The Broadspectrum Jacobs JV (Formally Transfield / SKM) delivered the 8,000EP Sarina Water Reclamation Facility (SWRF) in 2015. A 5 Stage Bardenpho configuration incorporating a Membrane Bioreactor (MBR) was selected to meet TN 5, TP 1 and NH3 0.5 criteria.

The 90,000EP Goodna STP was delivered by Thiess and Jacobs (formally SKM) in 2012. This benchmark facility is designed to achieve stringent TN and TP discharge criteria of 3mg/L and 1mg/L respectively. The process configuration integrates an MBR and oxidation ditch within an overall 7 stage BNR and EBPR process.

At both facilities, permeate ammonia and ortho-phosphate concentration is measured by online wet chemistry analysers on a continuous basis and can be used for advanced nutrient removal process control, providing enhanced nutrient removal performance and compliance reliability, and reduced energy and chemical operational costs.

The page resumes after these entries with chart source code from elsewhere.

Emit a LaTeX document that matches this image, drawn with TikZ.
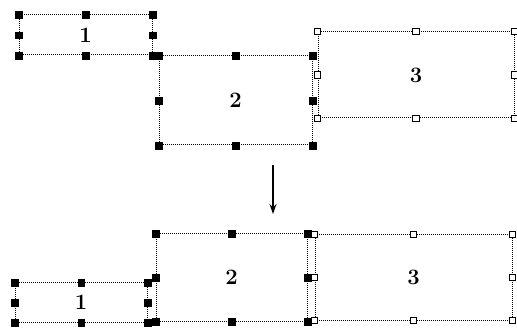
\documentclass[tikz,border=0pt]{standalone}
\usetikzlibrary{arrows.meta}
\begin{document}
\begin{tikzpicture}[x=1pt,y=-1pt]
\tikzset{
 box/.style={draw=black, dash pattern=on 1pt off 1pt, line width=1pt, inner sep=0pt, font=\fontsize{22}{24}\selectfont\bfseries},
 hb/.style={fill=black, draw=black, solid, minimum size=6.5pt, inner sep=0pt, line width=0.4pt},
 hw/.style={fill=white, draw=black, solid, minimum size=6.5pt, inner sep=0pt, line width=1pt},
 arr/.style={-{Stealth[length=10pt,width=7pt]}, line width=1.4pt},
}
\useasboundingbox (0,0) rectangle (517,331);
% top row
\node[box, minimum width=133pt, minimum height=40pt] (t1) at (85.5,35) {1};
\node[box, minimum width=153pt, minimum height=89pt] (t2) at (235.5,100.5) {2};
\node[box, minimum width=196pt, minimum height=86pt] (t3) at (416,75) {3};
% bottom row
\node[box, minimum width=132pt, minimum height=39pt] (b1) at (81,302.5) {1};
\node[box, minimum width=151pt, minimum height=87pt] (b2) at (231.5,277.5) {2};
\node[box, minimum width=197pt, minimum height=85pt] (b3) at (413.5,277.5) {3};
% handles
\foreach \b in {t1,t2,b1,b2}{
  \foreach \a [count=\i] in {north west,north,north east,east,south east,south,south west,west}{
    \node[hb] (\b h\i) at (\b.\a) {};
  }
}
\foreach \b in {t3,b3}{
  \foreach \a [count=\i] in {north west,north,north east,east,south east,south,south west,west}{
    \node[hw] (\b h\i) at (\b.\a) {};
  }
}
% arrow
\coordinate (as) at (273,165);
\coordinate (ae) at (273,214);
\draw[arr] (as) -- (ae);
\end{tikzpicture}
\end{document}
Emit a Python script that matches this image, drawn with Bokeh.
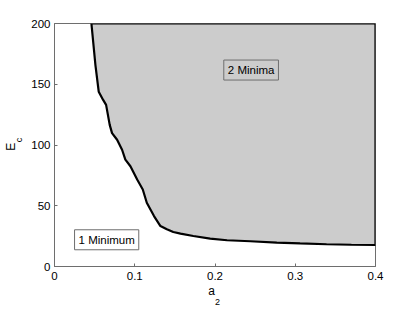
from bokeh.plotting import figure
from bokeh.models import Label, FixedTicker, Range1d, LinearAxis
from bokeh.embed import file_html
from bokeh.resources import INLINE

# boundary between 1 minimum and 2 minima regions
a2 = [0.046, 0.051, 0.0551, 0.0606, 0.0643, 0.0688, 0.0717, 0.078, 0.0842, 0.0883,
      0.0946, 0.103, 0.110, 0.115, 0.124, 0.132, 0.140, 0.148, 0.157, 0.173,
      0.194, 0.215, 0.244, 0.277, 0.306, 0.339, 0.370, 0.4]
Ec = [200, 165.8, 143.9, 137.1, 133.0, 116.6, 109.8, 104.3, 96.1, 88.0,
      82.5, 71.6, 63.4, 52.5, 41.5, 33.3, 30.6, 28.4, 27.0, 25.1,
      23.0, 21.6, 20.8, 19.7, 19.0, 18.3, 17.9, 17.7]

x_ticks = [0, 0.1, 0.2, 0.3, 0.4]
x_tick_labels = ["0", "0.1", "0.2", "0.3", "0.4"]
y_ticks = [0, 50, 100, 150, 200]
y_tick_labels = ["0", "50", "100", "150", "200"]

region_labels = ["1 Minimum", "2 Minima"]
region_x = [0.065, 0.245]
region_y = [22, 161.7]

FONT = "Liberation Sans"
AX = "#6e6e6e"
NB = "\u00a0"

p = figure(width=415, height=309, output_backend="svg", toolbar_location=None,
           x_range=Range1d(0, 0.4), y_range=Range1d(0, 200),
           min_border_left=54, min_border_right=40, min_border_top=23, min_border_bottom=42)
p.grid.visible = False
p.outline_line_color = AX
p.outline_line_width = 1
p.background_fill_color = "white"
p.border_fill_color = "white"

for ax, ticks, labels in [(p.xaxis[0], x_ticks, x_tick_labels), (p.yaxis[0], y_ticks, y_tick_labels)]:
    ax.ticker = FixedTicker(ticks=ticks)
    ax.major_label_overrides = {t: l for t, l in zip(ticks, labels)}
    ax.minor_tick_line_color = None
    ax.major_tick_in = 3
    ax.major_tick_out = 0
    ax.axis_line_color = AX
    ax.major_tick_line_color = AX
    ax.major_label_text_font = FONT
    ax.major_label_text_font_size = "11.5px"
    ax.major_label_text_color = "black"
p.xaxis.major_label_standoff = 5
p.yaxis.major_label_standoff = 4

# shaded region: boundary curve, then up the right edge and along the top
px = a2 + [a2[-1], a2[0]]
py = Ec + [200, 200]
p.patch(px, py, fill_color="#cccccc", line_color="black", line_width=2.2)

for txt, x, y, bg in zip(region_labels, region_x, region_y, ["white", "#cccccc"]):
    p.add_layout(Label(x=x, y=y, text=txt, text_align="center", text_baseline="middle",
                       text_font=FONT, text_font_size="11.5px", text_color="black",
                       border_line_color=AX, border_line_width=1,
                       background_fill_color=bg, padding=4))


def title_axis(text, size, standoff, place):
    ax = LinearAxis(ticker=FixedTicker(ticks=[]),
                    axis_line_color=None, major_tick_line_color=None, minor_tick_line_color=None,
                    major_tick_in=0, major_tick_out=0, minor_tick_in=0, minor_tick_out=0,
                    major_label_standoff=0,
                    axis_label=text, axis_label_text_font=FONT, axis_label_text_font_size=size,
                    axis_label_text_font_style="normal", axis_label_text_color="black",
                    axis_label_standoff=standoff)
    p.add_layout(ax, place)


# axis titles with subscripts: a_2 and E_c
title_axis("a" + NB * 2, "12px", 1, "below")
title_axis(NB * 2 + "2", "9px", -4, "below")
title_axis(NB * 4 + "c", "9px", 5, "left")
title_axis("E" + NB, "12px", -7, "left")

open("out.html", "w").write(file_html(p, INLINE))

The ABAC is achieved through controlling aeration supply and distribution to the bioreactor relative to measured permeate ammonia concentration and the desired ammonia setpoint. The control philosophy adopts an ammonia controller function which trims the target reactor dissolved oxygen (DO) concentration, and provides protection against analyser failure or incorrect measurement which could result in sub optimal aeration control responses. The resulting control can be optimised in terms of analyser confidence and efficiency gain by the Operator or Engineer. The control has been shown to reduce energy consumption and improve performance and reliability accordingly.

The process design compensates transient EBPR performance associated with catchment and environmental impacts using supplementary chemical phosphorous removal, specifically Alum dosing at GSTP, and ACH dosing at SWRF. An online ortho-phosphate

analyser is used to optimise phosphorous removal and EBPR performance, and reduce chemical dosing dependency and costs. Significant reductions in chemical dosing requirements were achieved, as well as a slight reduction in biosolids generation through reduced precipitated solids production.

Control philosophies and improvements in process performance and savings are presented. Lessons learned in controller set up and operational implications and requirements are also provided. These advanced control methodologies may be applied to larger scale facilities to provide substantial cost savings and improved performance reliability. At GSTP, routine sampling shows the plant consistently achieves effluent TP <1.0 mgP/L, ammonia <0.1 mgN/L, and TN <2.5 mgN/L. Control philosophies and improvements in process performance and savings are presented.